Nella Esortazione apostolica post sinodale Christus vivit il Papa esorta i giovani, se vedono un sacerdote che ha imboccato una strada sbagliata, ad avere il coraggio di aiutarlo e ricordagli il suo impegno verso Dio e verso il popolo. Questo nasce proprio dalla sua concezione del popolo di Dio come corpo?
R. – Certo, dove il popolo partecipa, condivide con il sacerdote che vive come un fratello, certamente come un padre, ma questa prossimità non solo non crea giudizio ma non crea distanza, per cui anche chi è in difficoltà può sentire il bisogno di essere sostenuto. Questo è bellissimo perché indica proprio un camminare insieme.
Don Walter, perché ha scritto questo libro?

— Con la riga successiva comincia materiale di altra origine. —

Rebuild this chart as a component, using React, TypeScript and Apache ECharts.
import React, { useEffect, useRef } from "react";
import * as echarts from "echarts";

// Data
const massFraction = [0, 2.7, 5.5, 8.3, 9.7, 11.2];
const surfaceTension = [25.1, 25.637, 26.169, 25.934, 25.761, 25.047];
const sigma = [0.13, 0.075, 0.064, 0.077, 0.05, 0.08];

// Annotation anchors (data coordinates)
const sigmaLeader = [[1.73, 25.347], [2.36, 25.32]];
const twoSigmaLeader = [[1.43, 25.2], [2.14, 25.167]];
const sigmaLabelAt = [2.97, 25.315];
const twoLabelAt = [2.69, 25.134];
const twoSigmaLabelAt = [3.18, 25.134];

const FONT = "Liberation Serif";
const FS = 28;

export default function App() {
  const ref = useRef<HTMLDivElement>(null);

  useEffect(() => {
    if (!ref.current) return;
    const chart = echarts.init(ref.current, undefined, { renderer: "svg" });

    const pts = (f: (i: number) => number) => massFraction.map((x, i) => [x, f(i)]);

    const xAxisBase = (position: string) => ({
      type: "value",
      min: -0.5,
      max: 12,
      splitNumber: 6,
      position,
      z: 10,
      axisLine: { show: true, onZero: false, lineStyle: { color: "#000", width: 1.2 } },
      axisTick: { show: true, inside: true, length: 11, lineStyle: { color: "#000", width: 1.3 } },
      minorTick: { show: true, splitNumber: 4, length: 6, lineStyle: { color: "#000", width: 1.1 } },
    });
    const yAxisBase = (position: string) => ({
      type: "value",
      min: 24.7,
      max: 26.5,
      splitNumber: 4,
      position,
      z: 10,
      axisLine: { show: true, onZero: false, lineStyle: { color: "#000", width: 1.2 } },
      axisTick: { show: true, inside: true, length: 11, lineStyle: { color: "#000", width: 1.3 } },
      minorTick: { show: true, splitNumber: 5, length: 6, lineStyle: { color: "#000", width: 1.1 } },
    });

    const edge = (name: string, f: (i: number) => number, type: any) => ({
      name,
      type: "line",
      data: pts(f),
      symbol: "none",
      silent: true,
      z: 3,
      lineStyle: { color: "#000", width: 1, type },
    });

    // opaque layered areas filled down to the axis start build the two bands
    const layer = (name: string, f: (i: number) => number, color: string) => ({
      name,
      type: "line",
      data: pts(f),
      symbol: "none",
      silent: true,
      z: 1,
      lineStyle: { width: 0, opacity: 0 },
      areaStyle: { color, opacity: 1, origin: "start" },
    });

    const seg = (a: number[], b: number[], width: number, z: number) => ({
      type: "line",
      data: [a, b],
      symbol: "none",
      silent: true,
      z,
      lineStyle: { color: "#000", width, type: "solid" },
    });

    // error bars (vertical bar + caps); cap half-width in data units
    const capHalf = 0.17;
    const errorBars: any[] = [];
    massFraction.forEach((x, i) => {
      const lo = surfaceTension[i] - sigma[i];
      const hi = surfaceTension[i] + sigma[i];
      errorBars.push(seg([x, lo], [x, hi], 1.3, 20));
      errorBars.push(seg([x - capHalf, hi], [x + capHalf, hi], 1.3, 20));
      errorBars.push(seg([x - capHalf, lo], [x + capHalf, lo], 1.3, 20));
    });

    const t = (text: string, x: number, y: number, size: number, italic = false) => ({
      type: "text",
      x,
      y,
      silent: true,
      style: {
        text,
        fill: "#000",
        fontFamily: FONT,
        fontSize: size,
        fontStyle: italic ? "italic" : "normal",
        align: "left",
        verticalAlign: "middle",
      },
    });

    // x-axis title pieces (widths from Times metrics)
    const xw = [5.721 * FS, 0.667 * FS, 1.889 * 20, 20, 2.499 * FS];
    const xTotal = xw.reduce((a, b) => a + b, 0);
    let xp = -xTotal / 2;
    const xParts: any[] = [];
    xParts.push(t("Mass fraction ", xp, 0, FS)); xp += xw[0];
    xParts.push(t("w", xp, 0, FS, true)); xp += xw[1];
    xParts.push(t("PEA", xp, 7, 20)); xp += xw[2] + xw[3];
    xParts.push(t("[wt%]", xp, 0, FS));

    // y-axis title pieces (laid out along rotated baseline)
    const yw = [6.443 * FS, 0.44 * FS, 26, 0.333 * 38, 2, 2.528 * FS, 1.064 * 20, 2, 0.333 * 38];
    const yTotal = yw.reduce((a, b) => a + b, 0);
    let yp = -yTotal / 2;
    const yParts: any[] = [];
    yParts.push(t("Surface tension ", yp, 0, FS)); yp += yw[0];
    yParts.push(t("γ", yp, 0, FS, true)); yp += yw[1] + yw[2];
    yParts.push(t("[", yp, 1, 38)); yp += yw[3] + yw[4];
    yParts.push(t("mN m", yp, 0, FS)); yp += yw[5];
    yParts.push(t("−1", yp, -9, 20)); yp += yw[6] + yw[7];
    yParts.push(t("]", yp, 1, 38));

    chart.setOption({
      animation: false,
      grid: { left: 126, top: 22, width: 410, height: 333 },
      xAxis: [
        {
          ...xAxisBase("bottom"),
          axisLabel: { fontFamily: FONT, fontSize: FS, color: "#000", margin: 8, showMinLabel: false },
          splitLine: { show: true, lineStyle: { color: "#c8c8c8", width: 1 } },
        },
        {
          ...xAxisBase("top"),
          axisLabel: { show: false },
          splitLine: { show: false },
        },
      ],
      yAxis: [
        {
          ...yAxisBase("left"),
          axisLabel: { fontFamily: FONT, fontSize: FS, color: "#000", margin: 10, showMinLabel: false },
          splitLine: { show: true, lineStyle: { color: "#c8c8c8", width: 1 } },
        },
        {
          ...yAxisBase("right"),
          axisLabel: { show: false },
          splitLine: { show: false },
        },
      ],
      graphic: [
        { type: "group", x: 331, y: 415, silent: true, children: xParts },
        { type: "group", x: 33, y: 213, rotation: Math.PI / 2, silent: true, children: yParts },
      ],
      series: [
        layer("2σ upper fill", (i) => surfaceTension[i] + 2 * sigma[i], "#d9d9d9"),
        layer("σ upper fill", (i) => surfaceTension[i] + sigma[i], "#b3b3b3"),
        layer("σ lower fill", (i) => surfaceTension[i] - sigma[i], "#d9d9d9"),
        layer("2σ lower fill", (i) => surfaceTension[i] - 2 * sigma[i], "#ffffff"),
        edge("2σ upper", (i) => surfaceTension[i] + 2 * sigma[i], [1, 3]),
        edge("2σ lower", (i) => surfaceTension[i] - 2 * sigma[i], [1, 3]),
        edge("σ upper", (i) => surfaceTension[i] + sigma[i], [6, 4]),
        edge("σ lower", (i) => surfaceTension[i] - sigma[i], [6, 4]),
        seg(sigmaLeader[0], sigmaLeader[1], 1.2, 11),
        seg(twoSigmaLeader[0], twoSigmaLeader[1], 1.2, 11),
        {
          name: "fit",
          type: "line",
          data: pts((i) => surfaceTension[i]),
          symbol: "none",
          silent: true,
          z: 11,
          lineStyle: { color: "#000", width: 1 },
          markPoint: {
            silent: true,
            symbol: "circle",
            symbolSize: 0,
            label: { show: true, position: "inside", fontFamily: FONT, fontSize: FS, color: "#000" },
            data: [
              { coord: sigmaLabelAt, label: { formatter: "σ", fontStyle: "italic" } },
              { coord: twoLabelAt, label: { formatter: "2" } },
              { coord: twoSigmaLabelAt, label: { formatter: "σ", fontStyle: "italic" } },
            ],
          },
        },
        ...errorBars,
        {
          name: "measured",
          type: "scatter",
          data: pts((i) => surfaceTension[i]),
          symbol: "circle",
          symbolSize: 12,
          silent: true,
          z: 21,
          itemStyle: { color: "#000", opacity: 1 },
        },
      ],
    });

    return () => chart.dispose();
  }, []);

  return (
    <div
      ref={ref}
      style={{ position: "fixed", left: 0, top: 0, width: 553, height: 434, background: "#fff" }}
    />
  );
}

R. – Questo libro è nato dalla gratitudine per l’esperienza, la testimonianza di Papa Francesco. Nasce anche dal desiderio di conoscere meglio alcuni gesti e alcune espressioni. Studiando e ricercando la cornice teologica, quindi vedendo le origini e l’esperienza pastorale che lui ha vissuto in Argentina, ho potuto realmente apprezzare meglio e comprendere le sfide che attraverso l’Evangelii gaudium e le altre esortazioni il Papa rivolge alla Chiesa universale.